Is my torch developing a character of its own?

s.: my EDC lights get inspected, cleaned and the threads and O-rings very lightly lubed once a week, and everything which could become loose gets tested to be still tightly on.

My guess is also that you have intermittent connection problem in the tail cap clicky. Try removing the tailcap and use a paperclip to connect the neg batt terminal to the tube edge - this will at least tell you if the problem is in the head or tail.

You should also consider EDC’ing a small piece of tinfoil in your wallet. For one, you can use it to turn mechanical clickies into twisty lights (in the case of clicky failures), and more importantly for me - in a real pinch, it allows the use a variety of batteries (AAA/9V/CR123/18650/etc) in/with my 1xAA (0.9-4.2v) EDC light.

I had a problem with my LD10, I had to send it in to Fenix. It was a “free repair” or 5$ or something, but cost me 15$ to ship. On a 50$ light. And this was only a couple days after I received it.

Anyways it was fixed and its really nice light.

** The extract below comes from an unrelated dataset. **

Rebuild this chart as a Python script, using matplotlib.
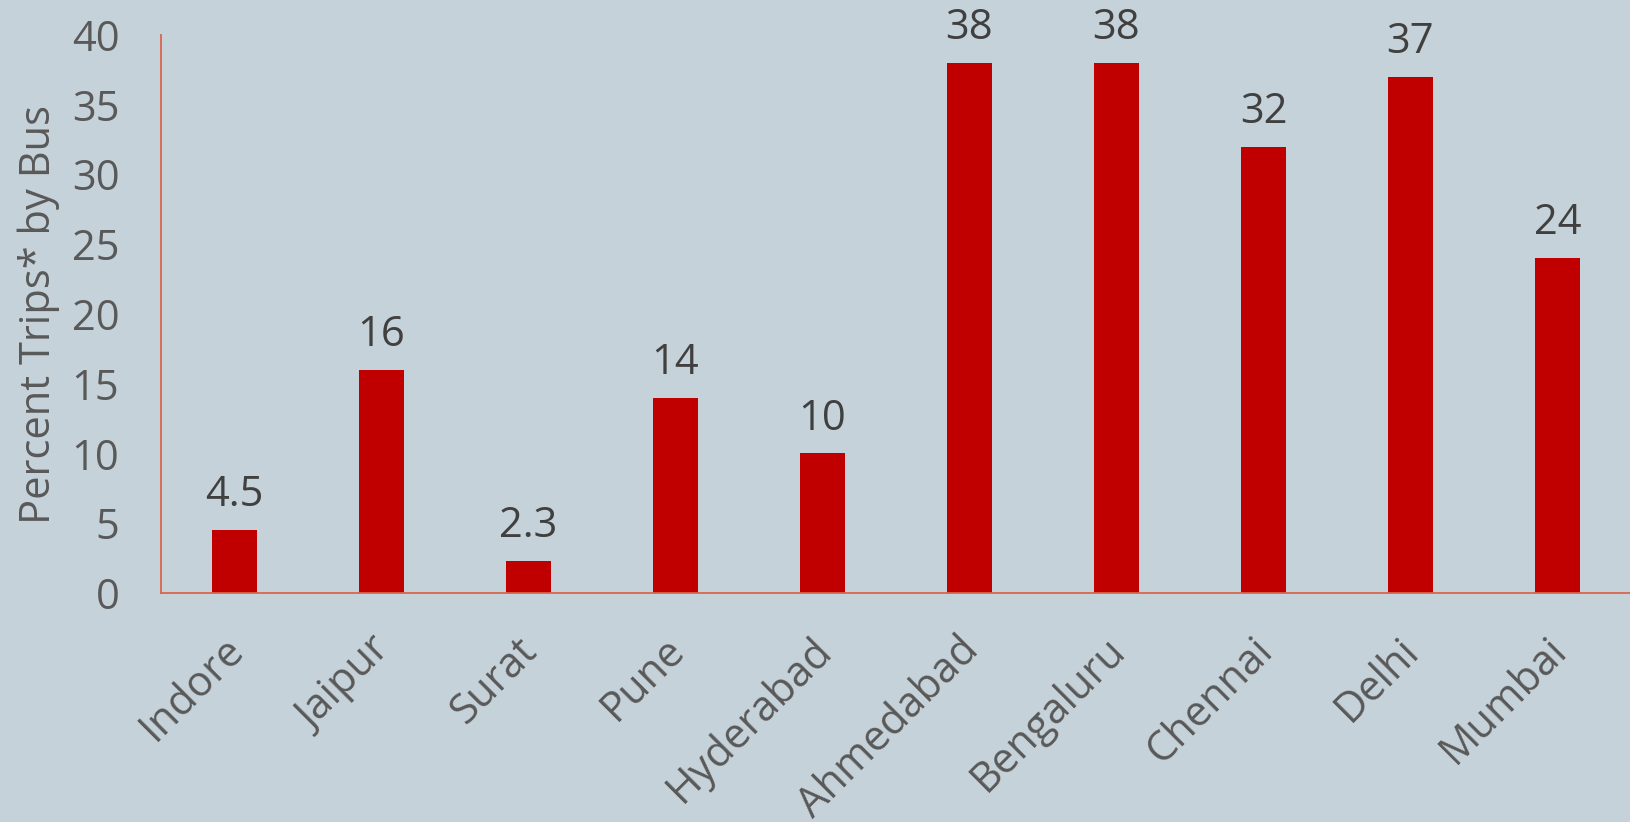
import matplotlib
matplotlib.use("Agg")
import matplotlib.pyplot as plt
from matplotlib.transforms import ScaledTranslation

cities = ["Indore", "Jaipur", "Surat", "Pune", "Hyderabad", "Ahmedabad",
          "Bengaluru", "Chennai", "Delhi", "Mumbai"]
values = [4.5, 16, 2.3, 14, 10, 38, 38, 32, 37, 24]
labels = ["4.5", "16", "2.3", "14", "10", "38", "38", "32", "37", "24"]
yticks = [0, 5, 10, 15, 20, 25, 30, 35, 40]

plt.rcParams['font.family'] = ['Open Sans', 'DejaVu Sans']
bg = "#C6D2D9"
fig = plt.figure(figsize=(16.31, 8.22), dpi=100, facecolor=bg)
ax = fig.add_axes([161/1631, 1-593/822, 1470/1631, 558/822])
ax.set_facecolor(bg)

x = range(len(cities))
bars = ax.bar(x, values, width=0.31, color="#C00000")
for xi, v, lab in zip(x, values, labels):
    ax.annotate(lab, (xi, v), xytext=(0, 10), textcoords="offset points",
                ha="center", va="bottom", fontsize=30, color="#404040")

ax.set_xlim(-0.5, len(cities) - 0.5)
ax.set_ylim(0, 40)
ax.set_yticks(yticks)
ax.set_xticks(list(x))
ax.tick_params(axis="y", labelsize=30, labelcolor="#595959", length=0, pad=30)
ax.tick_params(axis="x", length=0, pad=26)
ax.set_xticklabels(cities, rotation=45, ha="right", rotation_mode="anchor",
                   fontsize=30, color="#595959")
shift = ScaledTranslation(-12/100, 0/100, fig.dpi_scale_trans)
for t in ax.get_xticklabels():
    t.set_transform(t.get_transform() + shift)
ax.set_ylabel("Percent Trips* by Bus", fontsize=30, color="#595959", labelpad=8)

for s in ["top", "right"]:
    ax.spines[s].set_visible(False)
for s in ["left", "bottom"]:
    ax.spines[s].set_color("#D9654C")
    ax.spines[s].set_linewidth(1.3)

fig.savefig("out.png", dpi=100, facecolor=bg)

I should have posted that long ago;

usually I don’t like to cause a fuzz and not get back in touch.

So, all is well, again - indeed, it was the tailcap switch which had gone south. For now, I have switched the bad switch (pun intended) for the good one of my LD20 which rarely sees any use, anymore.

If you’re careful you can take the switch apart and clean the contacts. When the switches get old the contacts can get dirty and oxidize making a bad connection. Cleaning them will restore it. Just be careful as you usually have to pry them apart with a sharp knife and the spring can drop out and bounce around never to be found again.